— Start —

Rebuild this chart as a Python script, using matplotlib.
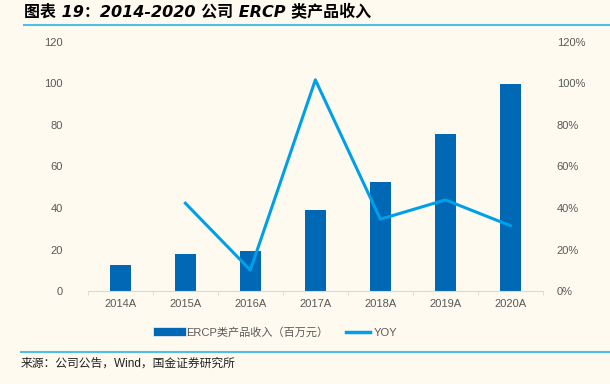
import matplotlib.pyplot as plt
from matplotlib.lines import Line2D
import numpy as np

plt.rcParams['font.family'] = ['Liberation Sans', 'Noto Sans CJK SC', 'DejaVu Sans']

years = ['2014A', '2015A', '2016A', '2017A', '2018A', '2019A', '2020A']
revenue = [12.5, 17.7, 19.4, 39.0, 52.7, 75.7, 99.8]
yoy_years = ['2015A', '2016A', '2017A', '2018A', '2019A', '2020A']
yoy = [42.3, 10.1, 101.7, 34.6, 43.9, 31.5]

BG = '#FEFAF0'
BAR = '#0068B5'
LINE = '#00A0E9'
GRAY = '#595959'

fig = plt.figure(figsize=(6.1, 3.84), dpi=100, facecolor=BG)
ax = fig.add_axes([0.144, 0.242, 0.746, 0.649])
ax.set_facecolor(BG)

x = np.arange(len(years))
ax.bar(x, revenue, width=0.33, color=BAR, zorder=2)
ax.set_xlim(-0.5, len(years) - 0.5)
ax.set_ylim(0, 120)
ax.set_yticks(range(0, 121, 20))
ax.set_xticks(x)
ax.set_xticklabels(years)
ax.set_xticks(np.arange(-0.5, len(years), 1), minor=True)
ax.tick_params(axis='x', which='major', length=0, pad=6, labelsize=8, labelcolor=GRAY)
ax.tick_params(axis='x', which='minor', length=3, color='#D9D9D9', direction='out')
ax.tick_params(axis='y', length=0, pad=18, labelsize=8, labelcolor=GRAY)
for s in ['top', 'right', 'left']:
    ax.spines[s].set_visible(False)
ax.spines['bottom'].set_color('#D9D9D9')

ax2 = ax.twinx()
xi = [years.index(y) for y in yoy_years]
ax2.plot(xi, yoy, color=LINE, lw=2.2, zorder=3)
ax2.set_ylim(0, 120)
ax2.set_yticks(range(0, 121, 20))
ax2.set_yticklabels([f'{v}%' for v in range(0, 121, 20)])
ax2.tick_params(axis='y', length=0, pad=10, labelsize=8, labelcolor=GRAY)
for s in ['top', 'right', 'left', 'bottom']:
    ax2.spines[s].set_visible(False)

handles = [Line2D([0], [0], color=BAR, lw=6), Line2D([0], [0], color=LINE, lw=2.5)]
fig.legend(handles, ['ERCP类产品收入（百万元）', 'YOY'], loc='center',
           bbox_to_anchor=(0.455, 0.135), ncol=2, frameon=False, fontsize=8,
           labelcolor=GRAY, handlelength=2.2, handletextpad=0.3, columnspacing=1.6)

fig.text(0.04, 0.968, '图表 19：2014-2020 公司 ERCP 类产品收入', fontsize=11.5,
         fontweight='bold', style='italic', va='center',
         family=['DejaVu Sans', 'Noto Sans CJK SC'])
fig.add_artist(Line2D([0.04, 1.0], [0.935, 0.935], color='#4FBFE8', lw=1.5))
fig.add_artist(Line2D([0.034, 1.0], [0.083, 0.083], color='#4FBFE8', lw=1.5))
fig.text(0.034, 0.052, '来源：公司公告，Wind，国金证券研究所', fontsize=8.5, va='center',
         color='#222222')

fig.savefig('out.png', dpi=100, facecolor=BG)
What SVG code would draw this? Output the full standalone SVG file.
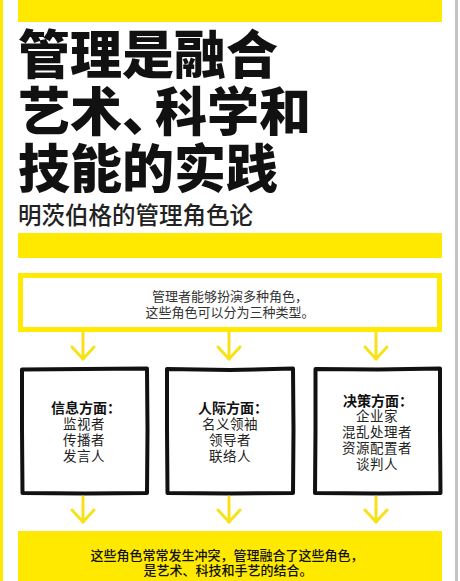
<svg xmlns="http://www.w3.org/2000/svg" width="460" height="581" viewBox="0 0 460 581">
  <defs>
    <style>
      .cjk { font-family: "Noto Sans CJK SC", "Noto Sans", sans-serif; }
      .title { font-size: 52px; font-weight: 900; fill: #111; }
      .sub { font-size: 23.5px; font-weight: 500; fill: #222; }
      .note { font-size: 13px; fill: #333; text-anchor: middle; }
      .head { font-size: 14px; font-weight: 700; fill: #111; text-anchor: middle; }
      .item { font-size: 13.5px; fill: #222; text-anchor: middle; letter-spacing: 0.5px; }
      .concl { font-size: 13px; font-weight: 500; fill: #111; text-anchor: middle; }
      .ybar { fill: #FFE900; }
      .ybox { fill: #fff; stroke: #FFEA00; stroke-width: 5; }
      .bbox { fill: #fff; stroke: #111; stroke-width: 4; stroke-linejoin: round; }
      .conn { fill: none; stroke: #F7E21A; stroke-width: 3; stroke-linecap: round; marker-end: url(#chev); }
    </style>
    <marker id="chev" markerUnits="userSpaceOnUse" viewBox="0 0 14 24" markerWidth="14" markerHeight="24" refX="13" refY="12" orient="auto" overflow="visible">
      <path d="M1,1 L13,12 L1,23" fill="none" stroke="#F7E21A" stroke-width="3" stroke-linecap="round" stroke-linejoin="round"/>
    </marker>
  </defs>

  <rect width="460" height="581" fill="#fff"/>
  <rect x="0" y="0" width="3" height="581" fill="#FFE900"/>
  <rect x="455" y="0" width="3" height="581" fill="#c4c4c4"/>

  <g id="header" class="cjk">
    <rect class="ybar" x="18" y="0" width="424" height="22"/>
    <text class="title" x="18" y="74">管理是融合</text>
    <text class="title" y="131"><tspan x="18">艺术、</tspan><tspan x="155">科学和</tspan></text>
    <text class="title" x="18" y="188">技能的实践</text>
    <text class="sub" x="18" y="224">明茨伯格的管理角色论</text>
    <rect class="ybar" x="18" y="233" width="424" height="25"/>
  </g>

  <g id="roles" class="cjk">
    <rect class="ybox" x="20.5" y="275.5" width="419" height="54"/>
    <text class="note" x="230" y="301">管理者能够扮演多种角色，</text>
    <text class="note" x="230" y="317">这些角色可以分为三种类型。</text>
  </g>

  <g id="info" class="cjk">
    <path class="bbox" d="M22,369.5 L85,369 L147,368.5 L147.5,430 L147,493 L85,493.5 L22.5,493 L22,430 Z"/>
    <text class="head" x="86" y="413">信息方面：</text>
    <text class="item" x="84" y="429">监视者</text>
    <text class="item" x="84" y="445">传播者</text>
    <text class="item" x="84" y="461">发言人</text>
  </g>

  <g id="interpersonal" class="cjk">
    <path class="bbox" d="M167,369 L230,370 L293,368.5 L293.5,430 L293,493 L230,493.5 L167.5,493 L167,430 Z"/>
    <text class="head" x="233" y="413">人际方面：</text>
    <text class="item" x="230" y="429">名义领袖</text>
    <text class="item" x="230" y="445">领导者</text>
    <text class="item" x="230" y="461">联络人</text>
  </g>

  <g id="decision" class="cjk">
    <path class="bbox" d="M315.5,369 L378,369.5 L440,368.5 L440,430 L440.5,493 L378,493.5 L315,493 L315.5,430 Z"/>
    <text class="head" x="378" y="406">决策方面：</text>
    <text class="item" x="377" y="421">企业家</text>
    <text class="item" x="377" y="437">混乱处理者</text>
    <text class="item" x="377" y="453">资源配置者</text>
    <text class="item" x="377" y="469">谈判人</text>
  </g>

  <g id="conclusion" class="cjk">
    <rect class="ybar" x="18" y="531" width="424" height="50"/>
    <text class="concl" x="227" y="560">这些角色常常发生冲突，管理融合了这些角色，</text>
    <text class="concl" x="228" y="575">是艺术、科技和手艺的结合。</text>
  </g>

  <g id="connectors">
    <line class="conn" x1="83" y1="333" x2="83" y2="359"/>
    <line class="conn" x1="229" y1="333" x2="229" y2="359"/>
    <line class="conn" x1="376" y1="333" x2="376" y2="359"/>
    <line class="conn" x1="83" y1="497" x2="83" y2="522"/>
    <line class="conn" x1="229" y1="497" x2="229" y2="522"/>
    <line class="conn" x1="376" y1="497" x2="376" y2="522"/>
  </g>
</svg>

— End —

Copy out the entries verbatim and leave the images out.

_COMPLETED EXERCISE:_
Rebuild this chart as a Python script, using matplotlib.
import matplotlib.pyplot as plt
from matplotlib.lines import Line2D
import numpy as np

plt.rcParams['font.family'] = ['Liberation Sans', 'Noto Sans CJK SC', 'DejaVu Sans']

years = ['2014A', '2015A', '2016A', '2017A', '2018A', '2019A', '2020A']
revenue = [12.5, 17.7, 19.4, 39.0, 52.7, 75.7, 99.8]
yoy_years = ['2015A', '2016A', '2017A', '2018A', '2019A', '2020A']
yoy = [42.3, 10.1, 101.7, 34.6, 43.9, 31.5]

BG = '#FEFAF0'
BAR = '#0068B5'
LINE = '#00A0E9'
GRAY = '#595959'

fig = plt.figure(figsize=(6.1, 3.84), dpi=100, facecolor=BG)
ax = fig.add_axes([0.144, 0.242, 0.746, 0.649])
ax.set_facecolor(BG)

x = np.arange(len(years))
ax.bar(x, revenue, width=0.33, color=BAR, zorder=2)
ax.set_xlim(-0.5, len(years) - 0.5)
ax.set_ylim(0, 120)
ax.set_yticks(range(0, 121, 20))
ax.set_xticks(x)
ax.set_xticklabels(years)
ax.set_xticks(np.arange(-0.5, len(years), 1), minor=True)
ax.tick_params(axis='x', which='major', length=0, pad=6, labelsize=8, labelcolor=GRAY)
ax.tick_params(axis='x', which='minor', length=3, color='#D9D9D9', direction='out')
ax.tick_params(axis='y', length=0, pad=18, labelsize=8, labelcolor=GRAY)
for s in ['top', 'right', 'left']:
    ax.spines[s].set_visible(False)
ax.spines['bottom'].set_color('#D9D9D9')

ax2 = ax.twinx()
xi = [years.index(y) for y in yoy_years]
ax2.plot(xi, yoy, color=LINE, lw=2.2, zorder=3)
ax2.set_ylim(0, 120)
ax2.set_yticks(range(0, 121, 20))
ax2.set_yticklabels([f'{v}%' for v in range(0, 121, 20)])
ax2.tick_params(axis='y', length=0, pad=10, labelsize=8, labelcolor=GRAY)
for s in ['top', 'right', 'left', 'bottom']:
    ax2.spines[s].set_visible(False)

handles = [Line2D([0], [0], color=BAR, lw=6), Line2D([0], [0], color=LINE, lw=2.5)]
fig.legend(handles, ['ERCP类产品收入（百万元）', 'YOY'], loc='center',
           bbox_to_anchor=(0.455, 0.135), ncol=2, frameon=False, fontsize=8,
           labelcolor=GRAY, handlelength=2.2, handletextpad=0.3, columnspacing=1.6)

fig.text(0.04, 0.968, '图表 19：2014-2020 公司 ERCP 类产品收入', fontsize=11.5,
         fontweight='bold', style='italic', va='center',
         family=['DejaVu Sans', 'Noto Sans CJK SC'])
fig.add_artist(Line2D([0.04, 1.0], [0.935, 0.935], color='#4FBFE8', lw=1.5))
fig.add_artist(Line2D([0.034, 1.0], [0.083, 0.083], color='#4FBFE8', lw=1.5))
fig.text(0.034, 0.052, '来源：公司公告，Wind，国金证券研究所', fontsize=8.5, va='center',
         color='#222222')

fig.savefig('out.png', dpi=100, facecolor=BG)
What SVG code would draw this? Output the full standalone SVG file.
<svg xmlns="http://www.w3.org/2000/svg" width="460" height="581" viewBox="0 0 460 581">
  <defs>
    <style>
      .cjk { font-family: "Noto Sans CJK SC", "Noto Sans", sans-serif; }
      .title { font-size: 52px; font-weight: 900; fill: #111; }
      .sub { font-size: 23.5px; font-weight: 500; fill: #222; }
      .note { font-size: 13px; fill: #333; text-anchor: middle; }
      .head { font-size: 14px; font-weight: 700; fill: #111; text-anchor: middle; }
      .item { font-size: 13.5px; fill: #222; text-anchor: middle; letter-spacing: 0.5px; }
      .concl { font-size: 13px; font-weight: 500; fill: #111; text-anchor: middle; }
      .ybar { fill: #FFE900; }
      .ybox { fill: #fff; stroke: #FFEA00; stroke-width: 5; }
      .bbox { fill: #fff; stroke: #111; stroke-width: 4; stroke-linejoin: round; }
      .conn { fill: none; stroke: #F7E21A; stroke-width: 3; stroke-linecap: round; marker-end: url(#chev); }
    </style>
    <marker id="chev" markerUnits="userSpaceOnUse" viewBox="0 0 14 24" markerWidth="14" markerHeight="24" refX="13" refY="12" orient="auto" overflow="visible">
      <path d="M1,1 L13,12 L1,23" fill="none" stroke="#F7E21A" stroke-width="3" stroke-linecap="round" stroke-linejoin="round"/>
    </marker>
  </defs>

  <rect width="460" height="581" fill="#fff"/>
  <rect x="0" y="0" width="3" height="581" fill="#FFE900"/>
  <rect x="455" y="0" width="3" height="581" fill="#c4c4c4"/>

  <g id="header" class="cjk">
    <rect class="ybar" x="18" y="0" width="424" height="22"/>
    <text class="title" x="18" y="74">管理是融合</text>
    <text class="title" y="131"><tspan x="18">艺术、</tspan><tspan x="155">科学和</tspan></text>
    <text class="title" x="18" y="188">技能的实践</text>
    <text class="sub" x="18" y="224">明茨伯格的管理角色论</text>
    <rect class="ybar" x="18" y="233" width="424" height="25"/>
  </g>

  <g id="roles" class="cjk">
    <rect class="ybox" x="20.5" y="275.5" width="419" height="54"/>
    <text class="note" x="230" y="301">管理者能够扮演多种角色，</text>
    <text class="note" x="230" y="317">这些角色可以分为三种类型。</text>
  </g>

  <g id="info" class="cjk">
    <path class="bbox" d="M22,369.5 L85,369 L147,368.5 L147.5,430 L147,493 L85,493.5 L22.5,493 L22,430 Z"/>
    <text class="head" x="86" y="413">信息方面：</text>
    <text class="item" x="84" y="429">监视者</text>
    <text class="item" x="84" y="445">传播者</text>
    <text class="item" x="84" y="461">发言人</text>
  </g>

  <g id="interpersonal" class="cjk">
    <path class="bbox" d="M167,369 L230,370 L293,368.5 L293.5,430 L293,493 L230,493.5 L167.5,493 L167,430 Z"/>
    <text class="head" x="233" y="413">人际方面：</text>
    <text class="item" x="230" y="429">名义领袖</text>
    <text class="item" x="230" y="445">领导者</text>
    <text class="item" x="230" y="461">联络人</text>
  </g>

  <g id="decision" class="cjk">
    <path class="bbox" d="M315.5,369 L378,369.5 L440,368.5 L440,430 L440.5,493 L378,493.5 L315,493 L315.5,430 Z"/>
    <text class="head" x="378" y="406">决策方面：</text>
    <text class="item" x="377" y="421">企业家</text>
    <text class="item" x="377" y="437">混乱处理者</text>
    <text class="item" x="377" y="453">资源配置者</text>
    <text class="item" x="377" y="469">谈判人</text>
  </g>

  <g id="conclusion" class="cjk">
    <rect class="ybar" x="18" y="531" width="424" height="50"/>
    <text class="concl" x="227" y="560">这些角色常常发生冲突，管理融合了这些角色，</text>
    <text class="concl" x="228" y="575">是艺术、科技和手艺的结合。</text>
  </g>

  <g id="connectors">
    <line class="conn" x1="83" y1="333" x2="83" y2="359"/>
    <line class="conn" x1="229" y1="333" x2="229" y2="359"/>
    <line class="conn" x1="376" y1="333" x2="376" y2="359"/>
    <line class="conn" x1="83" y1="497" x2="83" y2="522"/>
    <line class="conn" x1="229" y1="497" x2="229" y2="522"/>
    <line class="conn" x1="376" y1="497" x2="376" y2="522"/>
  </g>
</svg>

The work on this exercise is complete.